See also “China’s Solar Binge Is Turning Into a Hangover,” MIT Technology Review, August 9, 2016):
Much of the new solar generation, particularly in the desert provinces of western China, is not even hooked up to the grid. That means much of the power is going to waste—39 percent in Gansu Province and more than half in Xinjiang, according to the Photovoltaic Industry Association. It’s part of a long-term supply glut that plagues China in the coal, steel, and concrete industries as well.
And this BBC News September 20, 2016 update on China solar spending: “China embarked on wind power frenzy, says IEA“:
But the IEA warns China has built so much coal-fired generating capacity that it is turning off wind turbines for 15% of the time…

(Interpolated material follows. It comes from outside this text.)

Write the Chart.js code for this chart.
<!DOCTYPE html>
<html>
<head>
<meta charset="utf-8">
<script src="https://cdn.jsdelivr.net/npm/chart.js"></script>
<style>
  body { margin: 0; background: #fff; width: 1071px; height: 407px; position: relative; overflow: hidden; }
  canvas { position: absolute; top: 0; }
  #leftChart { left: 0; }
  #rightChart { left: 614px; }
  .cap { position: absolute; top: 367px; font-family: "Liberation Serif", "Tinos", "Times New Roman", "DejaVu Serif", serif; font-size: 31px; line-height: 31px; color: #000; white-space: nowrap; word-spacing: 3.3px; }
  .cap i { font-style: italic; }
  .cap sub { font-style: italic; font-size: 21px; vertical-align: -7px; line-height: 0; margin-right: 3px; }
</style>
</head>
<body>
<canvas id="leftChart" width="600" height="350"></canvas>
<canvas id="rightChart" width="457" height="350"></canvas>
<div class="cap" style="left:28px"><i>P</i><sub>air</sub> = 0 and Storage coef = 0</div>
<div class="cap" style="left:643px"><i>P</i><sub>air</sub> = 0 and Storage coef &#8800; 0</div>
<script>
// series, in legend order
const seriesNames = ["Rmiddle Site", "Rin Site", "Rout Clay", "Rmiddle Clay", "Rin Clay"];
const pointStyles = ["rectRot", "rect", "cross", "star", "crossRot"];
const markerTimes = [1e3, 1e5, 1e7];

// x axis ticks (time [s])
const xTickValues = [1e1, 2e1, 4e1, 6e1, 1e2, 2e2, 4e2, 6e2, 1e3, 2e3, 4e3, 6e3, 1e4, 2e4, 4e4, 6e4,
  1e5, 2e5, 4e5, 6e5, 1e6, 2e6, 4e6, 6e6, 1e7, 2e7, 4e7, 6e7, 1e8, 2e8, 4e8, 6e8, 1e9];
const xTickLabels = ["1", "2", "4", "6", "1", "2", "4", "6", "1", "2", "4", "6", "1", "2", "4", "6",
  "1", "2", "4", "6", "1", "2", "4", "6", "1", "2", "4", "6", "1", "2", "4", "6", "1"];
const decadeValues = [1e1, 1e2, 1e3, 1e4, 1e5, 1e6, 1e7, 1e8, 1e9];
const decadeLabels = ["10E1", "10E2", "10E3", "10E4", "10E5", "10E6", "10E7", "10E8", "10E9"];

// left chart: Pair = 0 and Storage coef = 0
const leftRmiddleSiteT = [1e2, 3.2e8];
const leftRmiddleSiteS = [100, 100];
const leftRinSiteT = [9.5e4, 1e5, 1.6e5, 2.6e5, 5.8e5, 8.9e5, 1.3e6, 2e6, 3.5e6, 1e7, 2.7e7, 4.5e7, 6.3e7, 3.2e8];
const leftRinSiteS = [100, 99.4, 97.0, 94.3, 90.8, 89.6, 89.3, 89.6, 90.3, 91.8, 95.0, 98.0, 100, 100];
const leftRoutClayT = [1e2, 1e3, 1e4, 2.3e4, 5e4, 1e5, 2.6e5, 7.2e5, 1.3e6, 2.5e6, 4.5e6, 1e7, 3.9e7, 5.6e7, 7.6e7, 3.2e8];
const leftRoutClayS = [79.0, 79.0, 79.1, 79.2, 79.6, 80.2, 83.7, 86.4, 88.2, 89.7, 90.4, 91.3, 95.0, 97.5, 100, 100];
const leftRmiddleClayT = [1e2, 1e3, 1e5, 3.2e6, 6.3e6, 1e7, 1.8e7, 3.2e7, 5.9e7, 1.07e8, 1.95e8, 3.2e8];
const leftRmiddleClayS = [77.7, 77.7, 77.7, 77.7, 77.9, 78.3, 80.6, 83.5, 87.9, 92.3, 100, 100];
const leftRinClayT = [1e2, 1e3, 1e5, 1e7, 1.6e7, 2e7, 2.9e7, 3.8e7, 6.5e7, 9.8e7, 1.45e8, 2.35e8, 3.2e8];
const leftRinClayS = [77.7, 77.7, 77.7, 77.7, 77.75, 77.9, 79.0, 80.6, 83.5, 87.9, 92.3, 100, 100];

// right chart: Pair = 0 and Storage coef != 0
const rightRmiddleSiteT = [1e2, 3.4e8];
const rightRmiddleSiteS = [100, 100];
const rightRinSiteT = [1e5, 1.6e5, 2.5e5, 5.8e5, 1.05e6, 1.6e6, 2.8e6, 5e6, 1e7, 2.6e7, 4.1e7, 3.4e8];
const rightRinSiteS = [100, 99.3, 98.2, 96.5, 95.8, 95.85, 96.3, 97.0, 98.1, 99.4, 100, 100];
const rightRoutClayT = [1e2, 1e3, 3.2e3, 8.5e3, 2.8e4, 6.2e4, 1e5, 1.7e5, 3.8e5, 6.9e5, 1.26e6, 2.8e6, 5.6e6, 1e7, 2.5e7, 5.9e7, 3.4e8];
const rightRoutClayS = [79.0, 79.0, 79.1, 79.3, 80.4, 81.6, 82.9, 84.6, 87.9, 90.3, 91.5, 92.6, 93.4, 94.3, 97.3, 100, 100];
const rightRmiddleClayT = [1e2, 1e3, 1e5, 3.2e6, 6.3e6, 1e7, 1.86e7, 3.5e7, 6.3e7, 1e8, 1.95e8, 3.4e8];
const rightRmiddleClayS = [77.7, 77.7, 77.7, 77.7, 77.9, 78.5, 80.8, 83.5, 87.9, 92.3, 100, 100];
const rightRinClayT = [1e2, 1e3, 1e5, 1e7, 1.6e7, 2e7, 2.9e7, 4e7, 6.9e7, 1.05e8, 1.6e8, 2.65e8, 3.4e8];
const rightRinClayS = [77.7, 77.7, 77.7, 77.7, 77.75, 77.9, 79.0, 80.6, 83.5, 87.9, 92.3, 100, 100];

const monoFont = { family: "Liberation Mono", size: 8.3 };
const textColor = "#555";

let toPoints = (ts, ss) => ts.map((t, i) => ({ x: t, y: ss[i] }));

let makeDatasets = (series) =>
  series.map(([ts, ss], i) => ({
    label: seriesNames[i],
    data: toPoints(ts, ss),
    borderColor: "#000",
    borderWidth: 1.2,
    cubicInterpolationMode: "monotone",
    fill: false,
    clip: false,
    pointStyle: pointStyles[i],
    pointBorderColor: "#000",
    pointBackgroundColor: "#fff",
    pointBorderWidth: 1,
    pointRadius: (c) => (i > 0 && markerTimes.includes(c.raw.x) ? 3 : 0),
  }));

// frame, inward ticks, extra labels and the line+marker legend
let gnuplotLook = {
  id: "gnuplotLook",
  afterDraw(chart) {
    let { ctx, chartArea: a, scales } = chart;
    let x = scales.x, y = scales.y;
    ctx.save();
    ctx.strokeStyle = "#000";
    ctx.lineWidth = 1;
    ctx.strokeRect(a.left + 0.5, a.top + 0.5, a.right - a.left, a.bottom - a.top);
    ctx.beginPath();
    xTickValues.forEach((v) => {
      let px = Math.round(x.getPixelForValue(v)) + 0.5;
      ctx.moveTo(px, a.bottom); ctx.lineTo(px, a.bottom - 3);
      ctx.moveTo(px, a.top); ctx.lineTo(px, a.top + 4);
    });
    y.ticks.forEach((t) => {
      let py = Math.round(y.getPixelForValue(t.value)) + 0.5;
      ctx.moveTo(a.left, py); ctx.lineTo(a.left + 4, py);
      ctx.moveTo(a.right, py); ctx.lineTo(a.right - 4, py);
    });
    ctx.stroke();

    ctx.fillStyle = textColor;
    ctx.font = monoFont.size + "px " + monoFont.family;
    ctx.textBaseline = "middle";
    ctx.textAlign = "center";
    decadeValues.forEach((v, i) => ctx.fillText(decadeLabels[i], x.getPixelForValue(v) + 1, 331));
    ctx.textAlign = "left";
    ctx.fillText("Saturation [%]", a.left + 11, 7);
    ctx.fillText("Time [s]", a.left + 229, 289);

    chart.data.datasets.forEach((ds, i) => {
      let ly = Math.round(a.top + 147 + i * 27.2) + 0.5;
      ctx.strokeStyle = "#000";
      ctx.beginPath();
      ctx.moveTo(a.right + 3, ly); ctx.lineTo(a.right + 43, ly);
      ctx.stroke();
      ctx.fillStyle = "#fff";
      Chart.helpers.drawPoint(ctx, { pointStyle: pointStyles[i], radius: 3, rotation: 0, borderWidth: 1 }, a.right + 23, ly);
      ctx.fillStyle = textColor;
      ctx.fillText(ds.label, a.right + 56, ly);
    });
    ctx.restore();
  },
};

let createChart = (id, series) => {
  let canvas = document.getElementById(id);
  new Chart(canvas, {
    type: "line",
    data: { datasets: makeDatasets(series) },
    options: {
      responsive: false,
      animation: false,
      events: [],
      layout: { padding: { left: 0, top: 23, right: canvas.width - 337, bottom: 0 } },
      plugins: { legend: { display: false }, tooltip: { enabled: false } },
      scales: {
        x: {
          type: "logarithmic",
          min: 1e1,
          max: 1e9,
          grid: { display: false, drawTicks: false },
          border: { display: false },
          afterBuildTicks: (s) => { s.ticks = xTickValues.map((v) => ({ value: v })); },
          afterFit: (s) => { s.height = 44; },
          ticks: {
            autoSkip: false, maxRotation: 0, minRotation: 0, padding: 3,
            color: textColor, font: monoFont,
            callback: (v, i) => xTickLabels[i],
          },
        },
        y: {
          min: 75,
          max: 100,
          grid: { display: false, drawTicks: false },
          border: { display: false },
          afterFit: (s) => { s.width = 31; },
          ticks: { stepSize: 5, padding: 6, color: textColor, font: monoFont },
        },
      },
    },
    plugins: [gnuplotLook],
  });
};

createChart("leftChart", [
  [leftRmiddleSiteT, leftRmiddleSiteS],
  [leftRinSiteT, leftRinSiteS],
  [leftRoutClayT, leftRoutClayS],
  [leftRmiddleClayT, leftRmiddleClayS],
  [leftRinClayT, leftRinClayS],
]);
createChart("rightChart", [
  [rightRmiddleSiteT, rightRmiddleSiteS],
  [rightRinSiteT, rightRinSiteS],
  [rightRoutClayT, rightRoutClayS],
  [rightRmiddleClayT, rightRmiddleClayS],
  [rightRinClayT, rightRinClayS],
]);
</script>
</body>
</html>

The problem is that coal-fired power stations are given priority access to the grid. …
“China has now a clear over-supply. In the province of Gansu, 39% of wind energy had to be curtailed (turned off because there is not enough capacity on the grid).
The average European wind farm is forced to stop generating between 1-2% of the year.

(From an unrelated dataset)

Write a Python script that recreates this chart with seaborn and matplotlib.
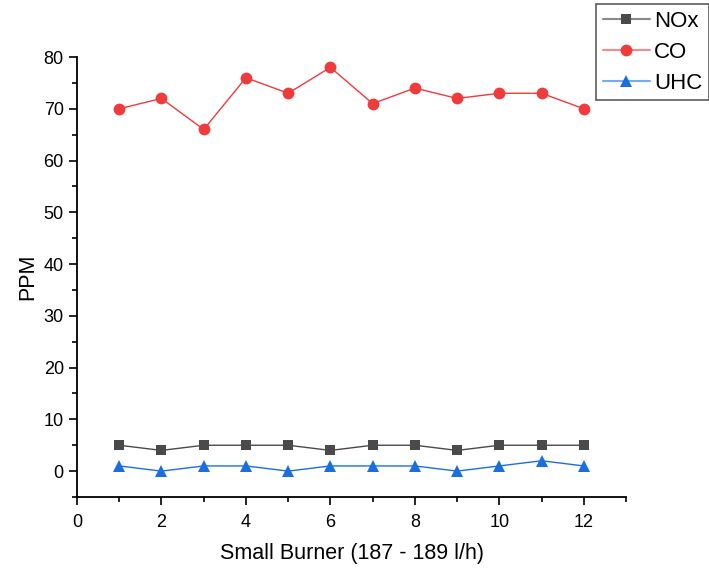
import matplotlib
matplotlib.use("Agg")
import matplotlib.pyplot as plt
import seaborn as sns
import pandas as pd
from matplotlib.ticker import MultipleLocator

sns.set_style("ticks")
plt.rcParams['font.family'] = ['Liberation Sans', 'DejaVu Sans']
plt.rcParams['text.color'] = 'black'
plt.rcParams['axes.labelcolor'] = 'black'

x = [1, 2, 3, 4, 5, 6, 7, 8, 9, 10, 11, 12]
nox = [5, 4, 5, 5, 5, 4, 5, 5, 4, 5, 5, 5]
co = [70, 72, 66, 76, 73, 78, 71, 74, 72, 73, 73, 70]
uhc = [1, 0, 1, 1, 0, 1, 1, 1, 0, 1, 2, 1]

df = pd.DataFrame({"x": x * 3,
                   "val": nox + co + uhc,
                   "series": ["NOx"] * 12 + ["CO"] * 12 + ["UHC"] * 12})

fig = plt.figure(figsize=(7.09, 5.68), dpi=100)
ax = fig.add_axes([0.1086, 0.125, 0.7744, 0.7746])

palette = {"NOx": "#4a4a4a", "CO": "#ef3b3b", "UHC": "#1a6fe0"}
light = {"NOx": "#8a8a8a", "CO": "#f58a8a", "UHC": "#7aa9ee"}
markers = {"NOx": "s", "CO": "o", "UHC": "^"}
msizes = {"NOx": 7.2, "CO": 8.5, "UHC": 8.5}
for name in ["NOx", "CO", "UHC"]:
    sub = df[df.series == name]
    sns.lineplot(data=sub, x="x", y="val", ax=ax, color=palette[name],
                 marker=markers[name], markersize=msizes[name],
                 markeredgewidth=0, linewidth=1.0, label=name)

ax.set_xlim(0, 13)
ax.set_ylim(-5, 80)
ax.xaxis.set_major_locator(MultipleLocator(2))
ax.xaxis.set_minor_locator(MultipleLocator(1))
ax.yaxis.set_major_locator(MultipleLocator(10))
ax.yaxis.set_minor_locator(MultipleLocator(5))
ax.tick_params(which="major", length=6, width=1.2, labelsize=13, colors="black")
ax.tick_params(axis="x", which="major", pad=6)
ax.tick_params(which="minor", length=3.5, width=1.2, colors="black")
for s in ["top", "right"]:
    ax.spines[s].set_visible(False)
for s in ["left", "bottom"]:
    ax.spines[s].set_linewidth(1.3)
    ax.spines[s].set_color("black")

ax.set_xlabel("Small Burner (187 - 189 l/h)", fontsize=15.5, labelpad=9, color="black")
ax.set_ylabel("PPM", fontsize=15.5, labelpad=4, color="black")

leg = ax.legend(loc="upper right", bbox_to_anchor=(1.0, 0.993), bbox_transform=fig.transFigure,
                fontsize=16, frameon=True, fancybox=False, edgecolor="#333333",
                handlelength=2.1, handletextpad=0.2, borderpad=0.3, labelspacing=0.45,
                borderaxespad=0)
leg.get_frame().set_linewidth(1.2)
for t in leg.get_texts():
    t.set_color("black")
for line, name in zip(leg.get_lines(), ["NOx", "CO", "UHC"]):
    line.set_linewidth(1.5)
    line.set_color(light[name])
    line.set_markerfacecolor(palette[name])
    line.set_markeredgecolor(palette[name])

fig.savefig("out.png", dpi=100)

Over-investment seems large across China. How large? Well, “ineffective investment” was estimated at $6.8 trillion between 2009 and 2013:
This has a more immediate and powerful effect on GDP growth and job creation, but it comes at a high cost: overinvestment in local projects and the misallocation of capital. China’s landscape is littered with unused highways and airports, redundant steel and cement plants, unnecessary municipal office buildings and “ghost cities” filled with empty high-rises and deserted shopping malls.
From 2009-13, “ineffective investment” amounted to a stunning 41.8 trillion yuan ($6.8 trillion), according to research published in 2014 by Xu Ce of China’s National Development and Reform Commission and Wang Yuan of the Academy of Macroeconomic Research. “Why China Will Still Reach Its Target Growth Rate,” (WSJ, July 30, 2015)

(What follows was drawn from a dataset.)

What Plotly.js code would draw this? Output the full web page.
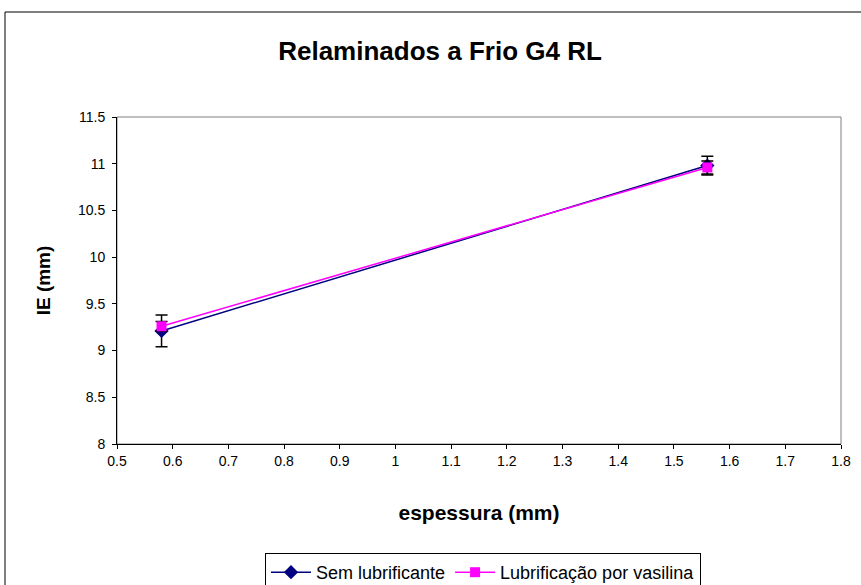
<!DOCTYPE html>
<html>
<head>
<meta charset="utf-8">
<script src="https://cdn.plot.ly/plotly-3.0.1.min.js"></script>
<style>
html,body{margin:0;padding:0;background:#fff;}
#chart{width:861px;height:585px;}
</style>
</head>
<body>
<div id="chart"></div>
<script>
// Data
const thickness = [0.58, 1.56];
const semLubrificante = [9.21, 10.98];
const semLubrificanteErr = [0.17, 0.10];
const vasilina = [9.26, 10.96];
const vasilinaErr = [0.05, 0.07];
const seriesNames = ["Sem lubrificante", "Lubrificação por vasilina"];
const xTicks = [0.5,0.6,0.7,0.8,0.9,1,1.1,1.2,1.3,1.4,1.5,1.6,1.7,1.8];
const yTicks = [8,8.5,9,9.5,10,10.5,11,11.5];

const font = "Arial, 'Liberation Sans', sans-serif";

const traces = [
  {
    x: thickness, y: semLubrificante, name: seriesNames[0],
    type: "scatter", mode: "lines+markers",
    line: {color: "#000080", width: 1.5},
    marker: {symbol: "diamond", size: 11, color: "#000080"},
    error_y: {type: "data", array: semLubrificanteErr, visible: true, color: "#000000", thickness: 1.5, width: 6}
  },
  {
    x: thickness, y: vasilina, name: seriesNames[1],
    type: "scatter", mode: "lines+markers",
    line: {color: "#FF00FF", width: 1.5},
    marker: {symbol: "square", size: 10, color: "#FF00FF"},
    error_y: {type: "data", array: vasilinaErr, visible: true, color: "#000000", thickness: 1.5, width: 6}
  }
];

const layout = {
  width: 861, height: 585,
  paper_bgcolor: "#ffffff", plot_bgcolor: "#ffffff",
  margin: {l: 117, r: 20, t: 117, b: 141},
  font: {family: font, color: "#000", size: 14},
  title: {
    text: "<b>Relaminados a Frio G4 RL</b>",
    font: {family: font, size: 26, color: "#000"},
    x: 440/861, xanchor: "center", xref: "container",
    y: 1 - 51/585, yanchor: "middle", yref: "container"
  },
  xaxis: {
    range: [0.5, 1.8], tickvals: xTicks, ticktext: xTicks.map(String),
    showgrid: false, zeroline: false,
    showline: true, linecolor: "#000", linewidth: 1,
    ticks: "outside", ticklen: 4, tickcolor: "#000",
    tickfont: {family: font, size: 14},
    title: {text: "<b>espessura (mm)</b>", font: {family: font, size: 21}, standoff: 37},
    automargin: false
  },
  yaxis: {
    range: [8, 11.5], tickvals: yTicks, ticktext: yTicks.map(String),
    showgrid: false, zeroline: false,
    showline: true, linecolor: "#000", linewidth: 1,
    ticks: "outside", ticklen: 4, tickcolor: "#000",
    ticklabelstandoff: 4,
    tickfont: {family: font, size: 14},
    title: {text: "<b>IE (mm)</b>", font: {family: font, size: 19}, standoff: 22},
    automargin: false
  },
  showlegend: true,
  legend: {
    orientation: "h",
    xref: "container", yref: "container",
    x: 483/861, xanchor: "center",
    y: 1 - 553/585, yanchor: "top",
    bordercolor: "#000", borderwidth: 1,
    itemwidth: 40,
    font: {family: font, size: 18, color: "#000"},
    bgcolor: "#fff"
  },
  shapes: [
    {type: "rect", xref: "paper", yref: "paper", x0: 0, x1: 1, y0: 0, y1: 1,
     line: {color: "#808080", width: 1}, layer: "below"},
    {type: "rect", xref: "paper", yref: "paper",
     x0: (5-117)/724, x1: (900-117)/724, y0: (444-620)/327, y1: (444-12)/327,
     line: {color: "#000", width: 1}, layer: "below"}
  ]
};

Plotly.newPlot("chart", traces, layout, {displayModeBar: false, staticPlot: true});
</script>
</body>
</html>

No easy answers, but European and Chinese history suggests decentralization of economic, political, and diplomatic engagement is a better path.
“Forget the nation-state: cities will transform the way we conduct foreign affairs,” (World Economic Forum, October 4, 2016) calls for city and regional diplomatic engagement:
Cities are economic and political powerhouses. The GDP of the state of New York is larger than that of Spain or South Korea. In Latin America, São Paulo state alone is richer than Argentina, Uruguay, Paraguay and Bolivia combined. Guangdong in China is wealthier than Russia or Mexico.
More than a deliberate choice, paradiplomacy is becoming an inevitable move. And although the phenomenon is not new (the first appointed representative of a subnational government abroad dates back to 1857 when Hugh Childers represented the Australian province of Victoria in England), the trend is more solid than ever.
One paradiplomatic example in the article is China and California:
…state and local governments rely greatly on the private sector, nonprofit institutions, and civic organizations to help promote and protect state and local interests in the international arena. California’s official office in China, opened in 2013, is a public-private programme operated by the Bay Area Council – a business-sponsored organization.
Washington State has the WSCRC, the Washington State China Relations Council, with this description on its About page:
The Washington State China Relations Council, founded in 1979 following the normalization of diplomatic relations between the United States and China, is the leading organization engaged in China-related activity in Washington state. A private and non-profit business association dedicated to promoting stronger commercial, educational, and cultural relations between the state of Washington and the People’s Republic of China, the Council is the oldest non-governmental statewide trade association in the United States dealing specifically with China. Its more than 100 members include leading companies, ports, banks, universities, cities and international organizations.